Data centers to cut LAN cord?
60GHz wireless links ease east-west traffic jams
People are using cell phones and killing their landlines. We have wireless networks in the home to connect our myriad devices. And maybe wireless is coming to the data center, as well.
In days of old, servers kept to themselves pretty much in the data center, and interacted with end users out there on the Internet and the internal networks of the world – what is called north-south traffic in network lingo. But with modern workloads, with virtual servers and distributed computing architectures and large amounts of replication, as much as 80 to 85 per cent of traffic on networks behind cloudy infrastructure can be east-west – that is, traveling between servers or racks of servers, and therefore clogging networks as they try to do their work.
According to a recent article in The New York Times, data center and networking techies are playing around with 60GHz wireless networking for short-haul links to give rack-to-rack communications some extra bandwidth for when the east-west traffic goes a bit wild.
The University of Washington and Microsoft Research published a paper (PDF) at the Association of Computing Machinery's SIGCOMM 2011 conference late last year about their tests of 60GHz wireless links in the data center. Their research used prototype links that bear some resemblance to the point-to-point, high bandwidth technology known as WiGig, which among other things is being proposed as a means to support wireless links between Blu-ray and DVD players and TVs, replacing HDMI cables.
The 60GHz spectrum is especially interesting for data centers because it has over 80 times the aggregate bandwidth available compared to 2.4GHz 802.11b/g wireless networks like we have in our homes and offices.
The problem, explain the Microsoft and Husky techies, is that data center designers are cheapskates and they often oversubscribe their networks to the tune of a ratio of 1:4 between 40 servers using Gigabit Ethernet links in a top-of-rack switch that feeds up to a 10GE aggregation switch. This works fine so long as there is a lot of north-south traffic from servers on up through the top of racker and on out to the aggregation switch.
But when servers within the rack need to chat with each other a lot – as is often the case with distributed workloads – the top-of-rack switch quickly gets saturated. The answer is not to cut all the cords in the data center and replace wired links with fatter wireless links, but rather to create what the researchers call flyways based on point-to-point links between the racks, that can be plugged into the TOR switches and used to allow for rack-to-rack communication when the nodes within the rack or traffic across the aggregation switch is too large.
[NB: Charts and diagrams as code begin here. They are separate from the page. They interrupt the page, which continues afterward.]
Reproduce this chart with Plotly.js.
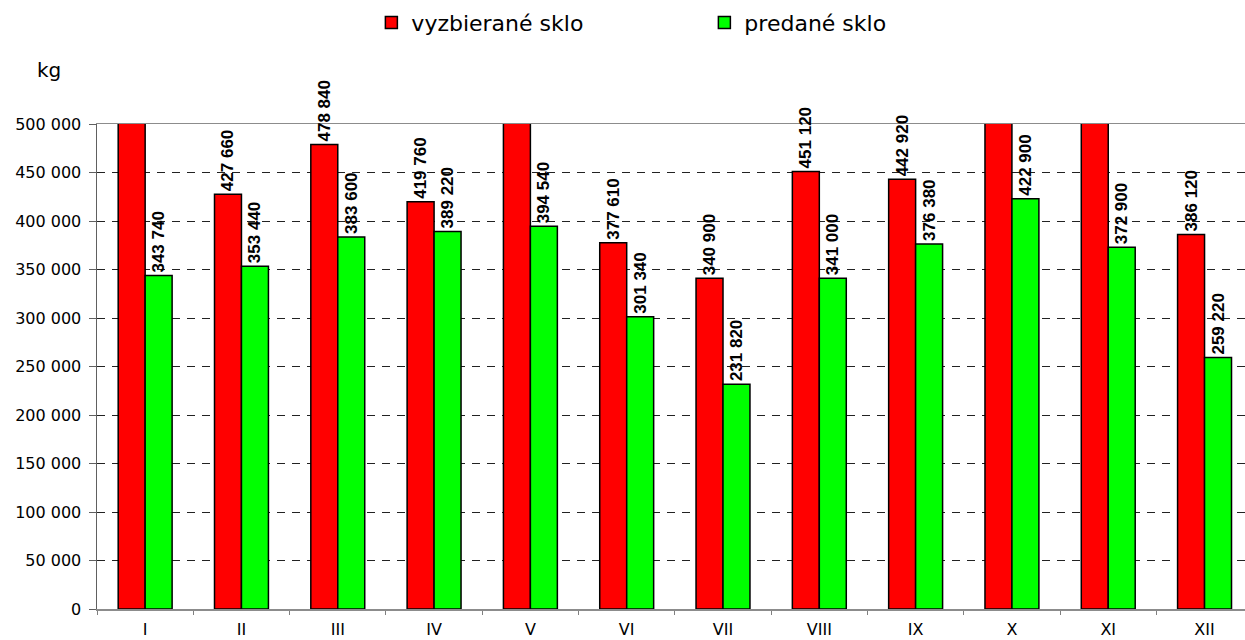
<!DOCTYPE html>
<html><head><meta charset="utf-8">
<script src="https://cdn.plot.ly/plotly-3.0.1.min.js"></script>
<style>html,body{margin:0;padding:0;background:#fff;overflow:hidden}#chart{width:1245px;height:640px}</style>
</head><body><div id="chart"></div>
<script>
// Data (values above 500 000 are cut off in the reference; estimated)
const months = ["I","II","III","IV","V","VI","VII","VIII","IX","X","XI","XII"];
const collected = [520000, 427660, 478840, 419760, 540000, 377610, 340900, 451120, 442920, 530000, 515000, 386120];
const sold = [343740, 353440, 383600, 389220, 394540, 301340, 231820, 341000, 376380, 422900, 372900, 259220];
const seriesNames = ["vyzbierané sklo", "predané sklo"];
const yTickVals = [0, 50000, 100000, 150000, 200000, 250000, 300000, 350000, 400000, 450000, 500000];
const unitLabel = "kg";

const Y_MAX = 500000;
function fmt(v){ return String(v).replace(/\B(?=(\d{3})+(?!\d))/g, " "); }
function labels(arr){ return arr.map(v => v > Y_MAX ? "" : fmt(v)); }

const labelFont = {family: "Liberation Sans, Arial, sans-serif", size: 17, color: "#000", weight: "bold"};

const traces = [
  {type: "bar", name: seriesNames[0], x: months, y: collected, text: labels(collected),
   textposition: "outside", textangle: -90, textfont: labelFont, cliponaxis: false, constraintext: "none",
   marker: {color: "#FF0000", line: {color: "#000", width: 1.5}}, hoverinfo: "x+y"},
  {type: "bar", name: seriesNames[1], x: months, y: sold, text: labels(sold),
   textposition: "outside", textangle: -90, textfont: labelFont, cliponaxis: false, constraintext: "none",
   marker: {color: "#00FF00", line: {color: "#000", width: 1.5}}, hoverinfo: "x+y"}
];

const axisFont = {family: "DejaVu Sans, sans-serif", size: 16, color: "#000"};

const layout = {
  width: 1245, height: 640,
  margin: {l: 97, r: 0, t: 124, b: 31, pad: 0},
  paper_bgcolor: "#fff", plot_bgcolor: "#fff",
  separators: ", ",
  barmode: "group", bargap: 0.44, bargroupgap: 0,
  showlegend: true,
  legend: {orientation: "h", x: 0.239, xanchor: "left", y: 1.252, yanchor: "top",
           font: {family: "DejaVu Sans, sans-serif", size: 22, color: "#000"},
           entrywidth: 288, entrywidthmode: "pixels", traceorder: "normal"},
  xaxis: {type: "category", range: [-0.5, 11.42], tickson: "boundaries",
          ticks: "outside", ticklen: 4, tickcolor: "#808080", tickwidth: 1,
          showline: true, linecolor: "#8c8c8c", linewidth: 1.5, mirror: true, layer: "below traces",
          showgrid: false, zeroline: false, tickfont: axisFont, ticklabelstandoff: 5},
  yaxis: {range: [0, Y_MAX], tickvals: yTickVals, tickformat: ",d",
          ticks: "outside", ticklen: 7, tickcolor: "#606060", tickwidth: 1,
          showline: true, linecolor: "#606060", linewidth: 1.5,
          showgrid: true, gridcolor: "#222", gridwidth: 1, griddash: "8px,7px",
          zeroline: false, tickfont: axisFont, ticklabelstandoff: 4},
  annotations: [{text: unitLabel, xref: "paper", yref: "paper", x: -0.042, y: 1.1113,
                 xanchor: "center", yanchor: "middle", showarrow: false,
                 font: {family: "DejaVu Sans, sans-serif", size: 20, color: "#000"}}]
};

Plotly.newPlot("chart", traces, layout, {displayModeBar: false, staticPlot: true});
</script></body></html>
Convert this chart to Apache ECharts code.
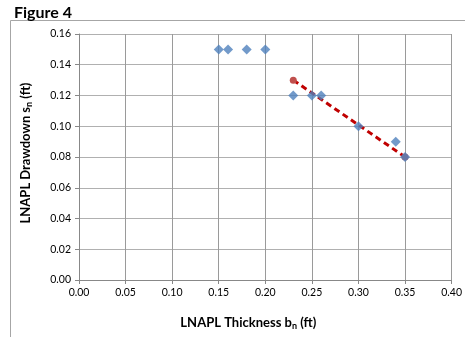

The devices tested by UW and Microsoft employ the evolving IEEE 802.11ad/WiGig standard, and delivered data rates that ranged from 385Mb/sec to 6.76Gb/sec using prototype radios from HXI. The radios and a mix of fixed beam directional antennas were attached to the top of racks, and essentially constitute another aggregation layer for server-to-server communication. But the researchers predict that they will eventually want to test electronically steerable phased-array antennas so they can switch which racks are connected to others on the fly.
Perhaps the most interesting observation in the Microsoft data center where the wireless pipes were tested – it had sixteen rows of servers with ten racks each, arranged in a four by four grid of rows comprising about 196 square meters of floor space – is that the typical data center running these modern workloads have networking hotspots where the links get saturated. What this means is that the wireless backup bandwidth would only be necessary for a small number of rack-to-rack hops at any time.
The upshot, according to the paper, is that a cheap wireless point-to-point link can cope with heavy data center traffic jams in 95 per cent of the cases, reduce traffic workloads by 45 per cent, and still let companies oversubscribe their networks – and therefore not spend big bucks on more TOR and aggregation switches to avoid this oversubscription. ®